TASK GOAL:
Collect every line of the records below that contains the word "this".

DATA SHOWN:
- - -
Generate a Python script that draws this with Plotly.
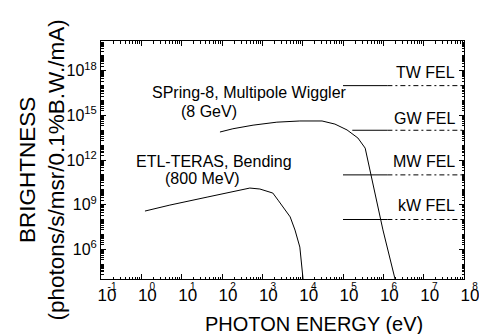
import plotly.graph_objects as go

# ---------------- data ----------------
# SPring-8, Multipole Wiggler (8 GeV)
wig_energy = [89, 186, 589, 2291, 8511, 30200, 63100, 125900, 234400, 354800, 977000, 1950000]
wig_bright = [7.6e13, 1.26e14, 2.2e14, 3.5e14, 4.2e14, 4.2e14, 2.6e14, 1.05e14, 3.0e13, 6.3e12, 2.0e7, 1.0e4]

# ETL-TERAS, Bending (800 MeV)
etl_energy = [1.23, 5.1, 42.7, 234, 490, 870, 1047, 1820, 2455, 4900, 6457, 8511, 10230]
etl_bright = [3.7e8, 9.3e8, 3.2e9, 8.3e9, 1.3e10, 1.12e10, 9.5e9, 6.0e9, 2.0e9, 1.5e8, 1.95e7, 1.4e6, 1.0e4]

# FEL levels
fel_names = ["TW FEL", "GW FEL", "MW FEL", "kW FEL"]
fel_level = [1e17, 1e14, 1e11, 1e8]
fel_solid_start = [1e5, 1.7e5, 1e5, 1e5]
fel_solid_end = [1.26e6, 1.26e6, 1.26e6, 1.26e6]
fel_dash_end = [1e8, 1e8, 1e8, 1e8]

# tick labels
x_tick_vals = [1e-1, 1e0, 1e1, 1e2, 1e3, 1e4, 1e5, 1e6, 1e7, 1e8]
x_tick_base = ["10"] * 10
x_tick_exp = ["-1", "0", "1", "2", "3", "4", "5", "6", "7", "8"]
y_labelled = [6, 9, 12, 15, 18]
y_tick_vals = [1e6, 1e9, 1e12, 1e15, 1e18]
y_tick_text = ["10<sup>6</sup>", "10<sup>9</sup>", "10<sup>12</sup>", "10<sup>15</sup>", "10<sup>18</sup>"]

FONT = "Liberation Sans, Arial, Helvetica, sans-serif"

# layout geometry (pixels)
W, H = 479, 334
ML, MR, MT, MB = 101, 0, 41, 55
PLOT_W = 363                      # width of the framed plot area
AREA_W = W - ML - MR              # width available to the label axes
x_dom_end = PLOT_W / AREA_W
x_lo, x_hi = -1, 8
label_hi = x_lo + (x_hi - x_lo) * AREA_W / PLOT_W   # same scale, wider extent

fig = go.Figure()
fig.add_trace(go.Scatter(x=wig_energy, y=wig_bright, mode="lines",
                         line=dict(color="black", width=1), showlegend=False))
fig.add_trace(go.Scatter(x=etl_energy, y=etl_bright, mode="lines",
                         line=dict(color="black", width=1), showlegend=False))
for i in range(len(fel_names)):
    fig.add_trace(go.Scatter(x=[fel_solid_start[i], fel_solid_end[i]], y=[fel_level[i]] * 2,
                             mode="lines", line=dict(color="black", width=1), showlegend=False))
    fig.add_trace(go.Scatter(x=[fel_solid_end[i], fel_dash_end[i]], y=[fel_level[i]] * 2,
                             mode="lines", line=dict(color="black", width=1, dash="5px,3px,2px,3px"),
                             showlegend=False))
# helper traces so the label-only axes are drawn
for ax_name in ["x2", "x3"]:
    fig.add_trace(go.Scatter(x=x_tick_vals, y=[None] * len(x_tick_vals), xaxis=ax_name,
                             mode="lines", showlegend=False, hoverinfo="skip"))

minor_x = [m * 10.0 ** k for k in range(-1, 8) for m in range(2, 10)]
minor_y = [m * 10.0 ** k for k in range(4, 20) for m in range(1, 10)
           if not (m == 1 and k in y_labelled)]

label_axis = dict(type="log", range=[x_lo, label_hi], domain=[0, 1], anchor="y", side="bottom",
                  showline=False, ticks="", tickmode="array", tickvals=x_tick_vals,
                  ticklabeloverflow="allow", fixedrange=True,
                  showgrid=False, zeroline=False, automargin=False)

fig.update_layout(
    template="none",
    width=W, height=H,
    margin=dict(l=ML, r=MR, t=MT, b=MB, autoexpand=False),
    paper_bgcolor="white", plot_bgcolor="rgba(0,0,0,0)",
    font=dict(family=FONT, color="black"),
    showlegend=False,
    xaxis=dict(type="log", range=[x_lo, x_hi], domain=[0, x_dom_end],
               showline=True, linecolor="black", linewidth=1,
               mirror="ticks", ticks="inside", ticklen=5, tickwidth=1, tickcolor="black",
               tickmode="array", tickvals=x_tick_vals, showticklabels=False,
               showgrid=False, zeroline=False, automargin=False,
               minor=dict(ticks="inside", ticklen=2.5, tickwidth=1, tickcolor="black",
                          tickmode="array", tickvals=minor_x, showgrid=False)),
    xaxis2=dict(label_axis, ticktext=x_tick_base, tickfont=dict(size=17, family=FONT),
                ticklabelstandoff=4, ticklabelshift=6),
    xaxis3=dict(label_axis, ticktext=x_tick_exp, tickfont=dict(size=10, family=FONT),
                ticklabelstandoff=0, ticklabelshift=11),
    yaxis=dict(type="log", range=[4, 20], anchor="x", showline=True, linecolor="black", linewidth=1,
               mirror="ticks", ticks="inside", ticklen=5, tickwidth=1, tickcolor="black",
               tickmode="array", tickvals=y_tick_vals, ticktext=y_tick_text,
               tickfont=dict(size=16, family=FONT),
               showgrid=False, zeroline=False, automargin=False,
               minor=dict(ticks="inside", ticklen=2.5, tickwidth=1, tickcolor="black",
                          tickmode="array", tickvals=minor_y, showgrid=False)),
)

# curve and FEL labels
ann_font = dict(size=16, family=FONT, color="black")
fig.add_annotation(x=0.215, y=16.57, xref="x", yref="y", text="SPring-8, Multipole Wiggler",
                   showarrow=False, xanchor="left", yanchor="middle", font=ann_font)
fig.add_annotation(x=0.934, y=15.29, xref="x", yref="y", text="(8 GeV)",
                   showarrow=False, xanchor="left", yanchor="middle", font=ann_font)
fig.add_annotation(x=-0.18, y=11.87, xref="x", yref="y", text="ETL-TERAS, Bending",
                   showarrow=False, xanchor="left", yanchor="middle", font=ann_font)
fig.add_annotation(x=0.54, y=10.79, xref="x", yref="y", text="(800 MeV)",
                   showarrow=False, xanchor="left", yanchor="middle", font=ann_font)
fel_label_y = [17.85, 14.82, 11.93, 8.97]
for name, ly in zip(fel_names, fel_label_y):
    fig.add_annotation(x=7.83, y=ly, xref="x", yref="y", text=name, showarrow=False,
                       xanchor="right", yanchor="middle", font=ann_font)

# axis titles (paper coordinates relative to the full label area)
fig.add_annotation(x=(314 - ML) / AREA_W, y=-0.19, xref="paper", yref="paper",
                   text="PHOTON ENERGY (eV)",
                   showarrow=False, xanchor="center", yanchor="middle",
                   font=dict(size=20, family=FONT, color="black"))
fig.add_annotation(x=(42 - ML) / AREA_W, y=0.456, xref="paper", yref="paper",
                   text="BRIGHTNESS<br>(photons/s/msr/0.1%B.W./mA)", textangle=-90,
                   showarrow=False, xanchor="center", yanchor="middle",
                   font=dict(size=22.5, family=FONT, color="black"))

fig.write_html("out.html", config={"displayModeBar": False},
               post_script="document.body.style.margin='0';document.body.style.overflow='hidden';")
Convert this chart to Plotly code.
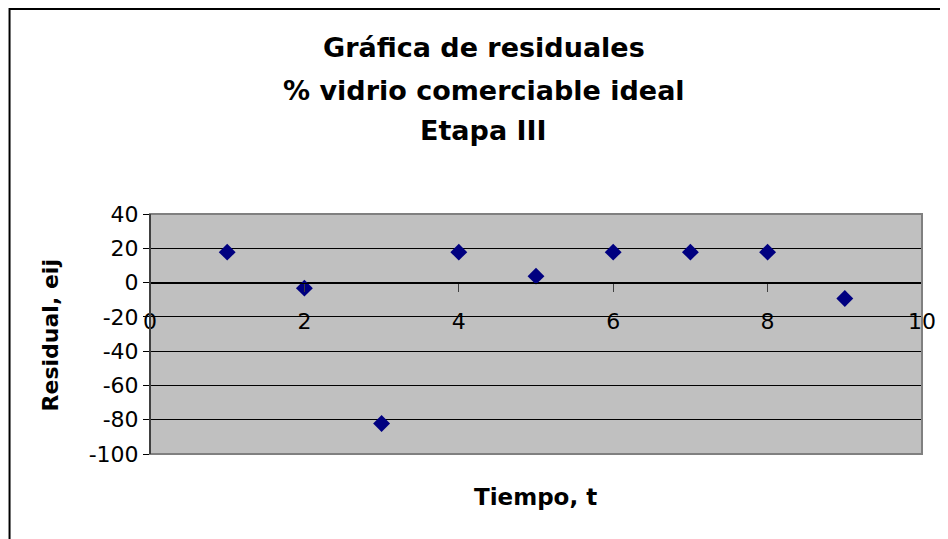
- - -
EXERCISE RESULT:
Generate a Python script that draws this with Plotly.
Convert this chart to Plotly code.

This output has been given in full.